Rumänien:Sommer der Gewalt

Hartnäckig führt die Regierung ihren Feldzug zur Abschaffung des Rechtsstaats. Bürgerproteste lässt sie rabiat niederschlagen. Vor allem eine bestimmte Bevölkerungsgruppe will sie damit einschüchtern.

Von Florian Hassel

Der Urlaubsmonat August ist auch in Rumänien normalerweise nicht die Zeit für große politische Kämpfe. Anders war es am vergangenen Wochenende: Bis zu 200 000 Rumänen demonstrierten in Bukarest und anderen Städten gegen die Regierung und ihren andauernden Feldzug zur Beseitigung des Rechtsstaates. Dass der Massenprotest in der Hauptstadt mit Tränengas, Wasserwerfern und Schlagstöcken beendet wurde, war mit großer Wahrscheinlichkeit kein Zufall, sondern Teil eines Drehbuchs der Regierung, die von der postkommunistischen PSD und der nur auf dem Papier liberalen Alde-Partei gebildet wird.

Gerade die Rumänen, die am Wochenende in ihrem Sommerurlaub demonstrierten, gehören zu der aus Regierungssicht bedrohlichsten Gruppe: mehrere Millionen Bürgerinnen und Bürger, die in Deutschland oder Frankreich, Italien oder England arbeiten und die Korruption in ihrer Heimat ablehnen.

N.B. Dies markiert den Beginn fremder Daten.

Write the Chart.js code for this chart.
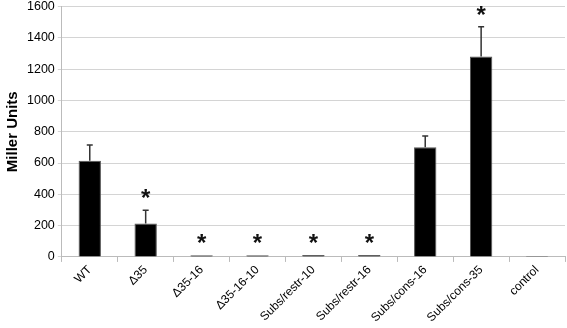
<!DOCTYPE html>
<html>
<head>
<meta charset="utf-8">
<script src="https://cdn.jsdelivr.net/npm/chart.js@4/dist/chart.umd.min.js"></script>
<style>
  html, body { margin: 0; padding: 0; background: #fff; overflow: hidden; }
  #wrap { width: 567px; height: 332px; margin-top: -4px; }
</style>
</head>
<body>
<div id="wrap"><canvas id="chart"></canvas></div>
<script>
const categories = ['WT', 'Δ35', 'Δ35-16', 'Δ35-16-10', 'Subs/restr-10', 'Subs/restr-16', 'Subs/cons-16', 'Subs/cons-35', 'control'];
const millerUnits = [615, 213, 10, 10, 12, 12, 700, 1280, 6];
const errorTop = [715, 299, 10, 10, 12, 12, 772, 1470, 6];
const significant = [false, true, true, true, true, true, false, true, false];
const yTicks = [0, 200, 400, 600, 800, 1000, 1200, 1400, 1600];

// error bars + asterisks, drawn from the data through the scales
const errorBarPlugin = {
    id: 'errorBars',
    afterDatasetsDraw(chart) {
        const ctx = chart.ctx;
        const x = chart.scales.x;
        const y = chart.scales.y;
        ctx.save();
        categories.forEach((cat, i) => {
            const cx = x.getPixelForValue(i);
            const yTop = y.getPixelForValue(millerUnits[i]);
            const yErr = y.getPixelForValue(errorTop[i]);
            if (errorTop[i] > millerUnits[i]) {
                ctx.strokeStyle = '#333';
                ctx.lineWidth = 1.5;
                ctx.beginPath();
                ctx.moveTo(cx, yTop);
                ctx.lineTo(cx, yErr);
                ctx.moveTo(cx - 3, yErr);
                ctx.lineTo(cx + 3, yErr);
                ctx.stroke();
            }
            if (significant[i]) {
                ctx.fillStyle = '#111';
                ctx.font = 'bold 24px "Liberation Sans", Arial, sans-serif';
                ctx.textAlign = 'center';
                ctx.textBaseline = 'alphabetic';
                ctx.fillText('*', cx, yErr - 4);
            }
        });
        ctx.restore();
    }
};

new Chart(document.getElementById('chart').getContext('2d'), {
    type: 'bar',
    data: {
        labels: categories,
        datasets: [{
            label: 'Miller Units',
            data: millerUnits,
            backgroundColor: '#000',
            borderColor: '#555',
            borderWidth: 1,
            categoryPercentage: 1,
            barPercentage: 0.4
        }]
    },
    options: {
        responsive: true,
        maintainAspectRatio: false,
        animation: false,
        layout: { padding: { top: 0, right: 2, left: 4, bottom: 2 } },
        plugins: {
            legend: { display: false },
            tooltip: { enabled: false }
        },
        scales: {
            x: {
                grid: {
                    offset: true,
                    drawOnChartArea: false,
                    drawTicks: true,
                    tickLength: 5,
                    color: '#bbb'
                },
                border: { color: '#bbb' },
                ticks: {
                    minRotation: 45,
                    maxRotation: 45,
                    padding: 1,
                    color: '#000',
                    font: { family: '"Liberation Sans", Arial, sans-serif', size: 12 }
                }
            },
            y: {
                min: 0,
                max: 1600,
                afterBuildTicks: axis => { axis.ticks = yTicks.map(v => ({ value: v })); },
                grid: { color: '#d4d4d4', tickLength: 4 },
                border: { color: '#bbb' },
                ticks: {
                    color: '#000',
                    padding: 3,
                    callback: v => String(v),
                    font: { family: '"Liberation Sans", Arial, sans-serif', size: 12.5 }
                },
                title: {
                    display: true,
                    text: 'Miller Units',
                    color: '#000',
                    padding: { top: 0, bottom: 2 },
                    font: { family: '"Liberation Sans", Arial, sans-serif', size: 15, weight: 'bold' }
                }
            }
        }
    },
    plugins: [errorBarPlugin]
});
</script>
</body>
</html>
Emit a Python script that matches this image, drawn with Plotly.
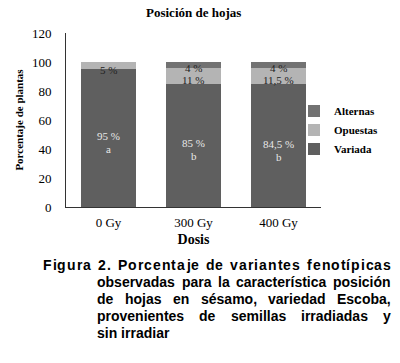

Anders als Staatsbedienstete, Rentner oder von Regierungszuwendungen profitierende Rumänen sind die Auslandsrumänen politisch und wirtschaftlich unabhängig - und unabhängig informiert. Schon Ende 2014 spielten ihre Stimmen beim Sieg von Klaus Johannis über den damaligen PSD-Vorsitzenden Ponta bei der Präsidentenwahl die entscheidende Rolle.

Sollten die Auslandsrumänen sich jetzt systematisch an der heimatlichen Politik beteiligen und versuchen, die diskreditierte Regierung aus dem Amt zu drängen, wäre dies aus Sicht ihres faktischen Chefs Liviu Dragnea brandgefährlich. Dragnea, der PSD-Vorsitzende, wurde rechtskräftig wegen Wahlbetrugs zu einer Bewährungsstrafe und im Sommer wegen Amtsmissbrauchs in erster Instanz zu dreieinhalb Jahren weiterer Haft verurteilt. Er müsste, sollte er die Macht verlieren, wohl bald hinter Gitter.

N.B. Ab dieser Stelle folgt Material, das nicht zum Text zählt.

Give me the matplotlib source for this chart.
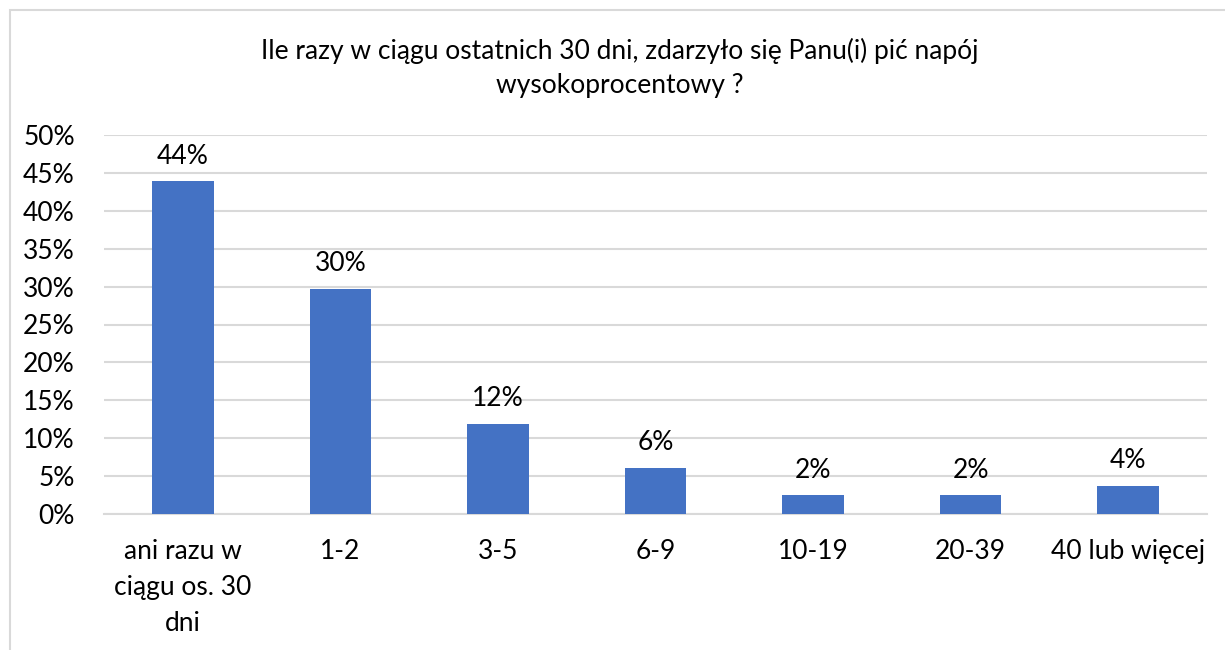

Das ist der Hintergrund für Gesetze, die Amtsmissbrauch und Korruption selbst nachträglich noch von Strafen befreien und alle Institutionen der Regierung unterstellen sollen - von der Anti-Korruptions-Behörde DNA über die Generalstaatsanwaltschaft und das Oberste Gericht bis hin zum Rechnungshof und zum Verfassungsgericht. Dragnea versucht, sich mit unverantwortlichen Rentenerhöhungen, Sonderurlauben für alle Staatsbediensteten oder kostenlosen Urlauben für Kinder, Lehrer, Rentner an der Macht zu halten - bei den Auslandsrumänen verfängt dieser Stimmenkauf nicht.

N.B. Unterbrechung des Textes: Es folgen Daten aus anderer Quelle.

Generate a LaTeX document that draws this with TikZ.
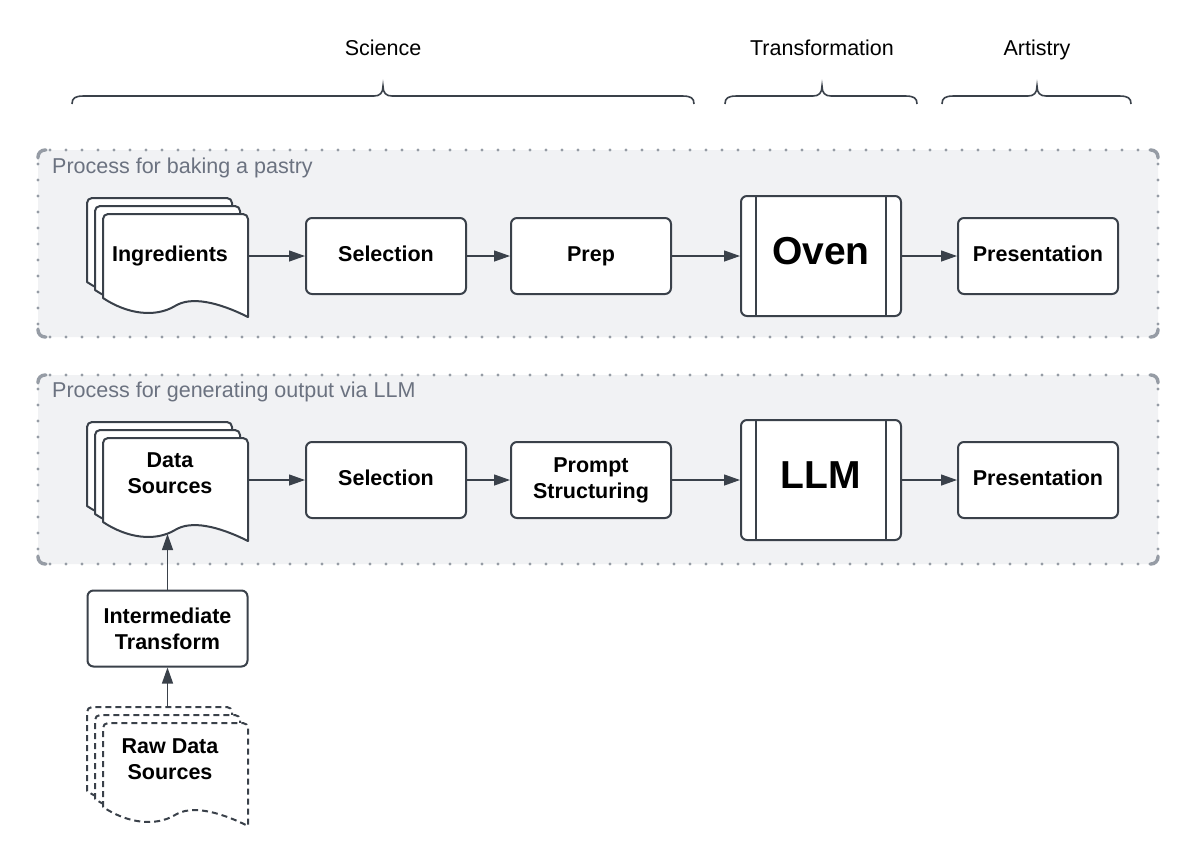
\documentclass[tikz,border=0pt]{standalone}
\usepackage{fontspec}
\setmainfont{Liberation Sans}
\usetikzlibrary{arrows.meta}
\definecolor{lc}{RGB}{58,65,74}
\definecolor{gfill}{RGB}{241,242,244}
\definecolor{gdot}{RGB}{150,156,165}
\definecolor{glab}{RGB}{107,114,128}
\newcommand\boxfont{\fontsize{21.5}{26}\selectfont\bfseries}
\newcommand\bigfont{\fontsize{39}{44}\selectfont\bfseries}
\newcommand\labfont{\fontsize{21.5}{26}\selectfont}
% document sheet: top-left x, y, style
\newcommand\docsheet[3]{%
  \begin{scope}[shift={(#1,#2)}]
    \draw[#3] (0,84) [rounded corners=5pt] -- (0,0) -- (145,0) -- (145,50) [sharp corners] -- (145,103)
      .. controls (115,88) and (88,82) .. (72,92)
      .. controls (52,104) and (24,100) .. (0,84) -- cycle;
  \end{scope}}
% curly brace: left end, peak, right end
\newcommand\catbrace[3]{%
  \draw[bracestyle] (#1,104) .. controls (#1,98) and (#1+3,96) .. (#1+12,96)
    -- (#2-9,96) .. controls (#2-3,96) and (#2,93) .. (#2,86)
    .. controls (#2,93) and (#2+3,96) .. (#2+9,96)
    -- (#3-12,96) .. controls (#3-3,96) and (#3,98) .. (#3,104);}
% group box
\newcommand\groupbox[4]{%
  \fill[gfill, rounded corners=8pt] (#1,#2) rectangle (#3,#4);
  \draw[gdot, line width=3.4pt, line cap=round, dash pattern=on 0pt off 16pt] (#1+12,#2) -- (#3-10,#2);
  \draw[gdot, line width=3.4pt, line cap=round, dash pattern=on 0pt off 16pt] (#1+12,#4) -- (#3-10,#4);
  \draw[gdot, line width=3.4pt, line cap=round, dash pattern=on 0pt off 16pt] (#1,#2+14) -- (#1,#4-10);
  \draw[gdot, line width=3.4pt, line cap=round, dash pattern=on 0pt off 16pt] (#3,#2+14) -- (#3,#4-10);
  \draw[gdot, line width=3.4pt, line cap=round] (#1,#2+8) [rounded corners=7pt] -- (#1,#2) -- (#1+8,#2);
  \draw[gdot, line width=3.4pt, line cap=round] (#3-8,#2) [rounded corners=7pt] -- (#3,#2) -- (#3,#2+8);
  \draw[gdot, line width=3.4pt, line cap=round] (#1,#4-8) [rounded corners=7pt] -- (#1,#4) -- (#1+8,#4);
  \draw[gdot, line width=3.4pt, line cap=round] (#3-8,#4) [rounded corners=7pt] -- (#3,#4) -- (#3,#4-8);}
\tikzset{
  proc/.style={draw=lc, line width=2pt, rounded corners=6pt, fill=white,
    minimum width=160pt, minimum height=76pt, font=\boxfont, align=center, inner sep=0pt},
  oneline/.style={text height=15.5pt, text depth=5pt},
  bigbox/.style={draw=lc, line width=2pt, rounded corners=6pt, fill=white,
    minimum width=160pt, minimum height=120pt, font=\bigfont, inner sep=0pt, text depth=10pt},
  sheet/.style={draw=lc, line width=2pt, fill=white, line join=round},
  dsheet/.style={sheet, dash pattern=on 6pt off 4pt},
  ghost/.style={minimum width=145pt, minimum height=84pt, inner sep=0pt, outer sep=0pt, anchor=north west},
  doctext/.style={font=\boxfont, align=center, inner sep=0pt},
  grouplab/.style={anchor=base west, text=glab, font=\labfont, inner sep=0pt},
  cat/.style={anchor=base, font=\labfont, inner sep=0pt},
  bracestyle/.style={draw=lc, line width=1.6pt},
  arr/.style={draw=lc, line width=1.3pt, -{Triangle[length=16pt,width=11pt]}},
  sidebar/.style={draw=lc, line width=2pt}
}
\begin{document}
\begin{tikzpicture}[x=1pt,y=-1pt]
\useasboundingbox (0,0) rectangle (1196,855);
\fill[white] (0,0) rectangle (1196,855);

% categories
\node[cat] (science) at (383,55) {Science};
\node[cat] (transf) at (822,55) {Transformation};
\node[cat] (artistry) at (1037,55) {Artistry};
\catbrace{72}{383}{694}
\catbrace{725}{822}{917}
\catbrace{942}{1037}{1131}

% groups
\groupbox{38}{150}{1158}{337}
\groupbox{38}{375}{1158}{564}
\node[grouplab] (g1) at (52,173) {Process for baking a pastry};
\node[grouplab] (g2) at (52,397) {Process for generating output via LLM};

% row 1
\docsheet{87}{198}{sheet}
\docsheet{95}{206}{sheet}
\docsheet{103}{214}{sheet}
\node[ghost] (ingdoc) at (103,214) {};
\node[doctext, anchor=base] (ing) at (170,261) {Ingredients};
\node[proc, oneline] (sel1) at (386,256) {Selection};
\node[proc, oneline] (prep) at (591,256) {Prep};
\node[bigbox] (oven) at (821,256) {Oven};
\draw[sidebar] ([xshift=16pt]oven.north west) -- ([xshift=16pt]oven.south west);
\draw[sidebar] ([xshift=-16pt]oven.north east) -- ([xshift=-16pt]oven.south east);
\node[proc, oneline] (pres1) at (1038,256) {Presentation};
\draw[arr] (ingdoc.east) -- (sel1.west);
\draw[arr] (sel1) -- (prep);
\draw[arr] (prep) -- (oven);
\draw[arr] (oven) -- (pres1);

% row 2
\docsheet{87}{422}{sheet}
\docsheet{95}{430}{sheet}
\docsheet{103}{438}{sheet}
\node[ghost] (dsdoc) at (103,438) {};
\node[doctext] (ds) at (170,473) {Data\\Sources};
\node[proc, oneline] (sel2) at (386,480) {Selection};
\node[proc] (prompt) at (591,480) {Prompt\\Structuring};
\node[bigbox] (llm) at (821,480) {LLM};
\draw[sidebar] ([xshift=16pt]llm.north west) -- ([xshift=16pt]llm.south west);
\draw[sidebar] ([xshift=-16pt]llm.north east) -- ([xshift=-16pt]llm.south east);
\node[proc, oneline] (pres2) at (1038,480) {Presentation};
\draw[arr] (dsdoc.east) -- (sel2.west);
\draw[arr] (sel2) -- (prompt);
\draw[arr] (prompt) -- (llm);
\draw[arr] (llm) -- (pres2);

% lower chain
\node[proc] (inter) at (167.5,628.5) {Intermediate\\Transform};
\coordinate (dsbot) at (167.5,534);
\draw[arr] (inter.north) -- (dsbot);
\docsheet{87}{707}{dsheet}
\docsheet{95}{715}{dsheet}
\docsheet{103}{723}{dsheet}
\node[doctext] (raw) at (170,759.5) {Raw Data\\Sources};
\coordinate (rawtop) at (167.5,707);
\draw[arr] (rawtop) -- (inter.south);
\end{tikzpicture}
\end{document}
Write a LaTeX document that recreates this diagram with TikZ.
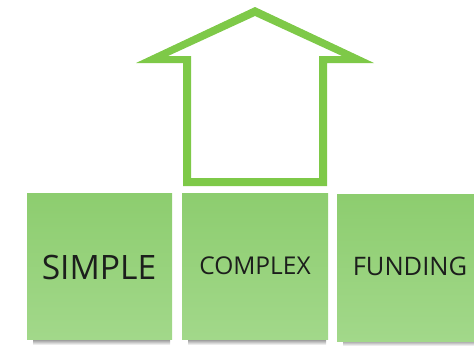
\documentclass[tikz,border=0pt]{standalone}
\usepackage{fontspec}
\setmainfont{Open Sans}
\begin{document}
\begin{tikzpicture}[x=1pt,y=-1pt,
  note/.style={draw=none,top color=notetop,bottom color=notebot,inner sep=0pt,anchor=north west},
  label/.style={text=textdark},
  shadowbar/.style={draw=none,top color=black!45,bottom color=white}]
\definecolor{notetop}{RGB}{141,205,111}
\definecolor{notebot}{RGB}{162,216,138}
\definecolor{arrowgreen}{RGB}{126,201,72}
\definecolor{textdark}{RGB}{28,30,28}
\useasboundingbox (0,0) rectangle (474,346);
% shadows
\shade[shadowbar] (33,339) rectangle (170,345);
\shade[shadowbar] (188,339) rectangle (326,345);
\shade[shadowbar] (343,340) rectangle (474,346);
% notes
\node[note,minimum width=145pt,minimum height=146pt] (simple) at (27,193) {};
\node[note,minimum width=146pt,minimum height=146pt] (complex) at (182,193) {};
\node[note,minimum width=137pt,minimum height=147pt] (funding) at (337,194) {};
\node[label,font=\fontsize{33.6}{36}\selectfont] at (99,267) {SIMPLE};
\node[label,font=\fontsize{24.5}{28}\selectfont] at (255,266) {COMPLEX};
\node[label,font=\fontsize{25.5}{28}\selectfont] at (410,266) {FUNDING};
% arrow outline
\fill[arrowgreen,even odd rule]
  (255,7) -- (374,63) -- (327,63) -- (327,186) -- (183,186) -- (183,63) -- (136,63) -- cycle
  (255,16) -- (168,56) -- (191,56) -- (191,178) -- (319,178) -- (319,56) -- (342,56) -- cycle;
\end{tikzpicture}
\end{document}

Die angeblichen Demonstranten, die mit dem Werfen von Pflastersteinen und Flaschen der Gewalt der Polizei die Bahn bereiteten, waren wie in vielen anderen Fällen zuvor wohl bezahlte Hooligans aus Bukarester Fußballvereinen oder andere Provokateure. Der unverhältnismäßige Einsatz soll den Demonstranten wohl die Lust auf weiteren Protest nehmen und soll ihnen zeigen: Die Regierung ist zu allem bereit.

Neben den Auslandsrumänen steht der Regierung auch Präsident Johannis im Weg, der rechtswidrige Gesetze nicht unterschreibt. PSD-Chef Dragnea droht ihm mit einem Verfahren wegen angeblichen Hochverrats. Sein Ziel ist es, den Präsidenten zeitweise zu suspendieren und rechtswidrige Gesetze durch den an der Regierung beteiligten Senatspräsidenten als zweiten Mann im Staate abzeichnen zu lassen. Rumänien erlebt nicht nur wie der Rest Europas einen heißen Sommer - es steht auch vor einem heißen Herbst.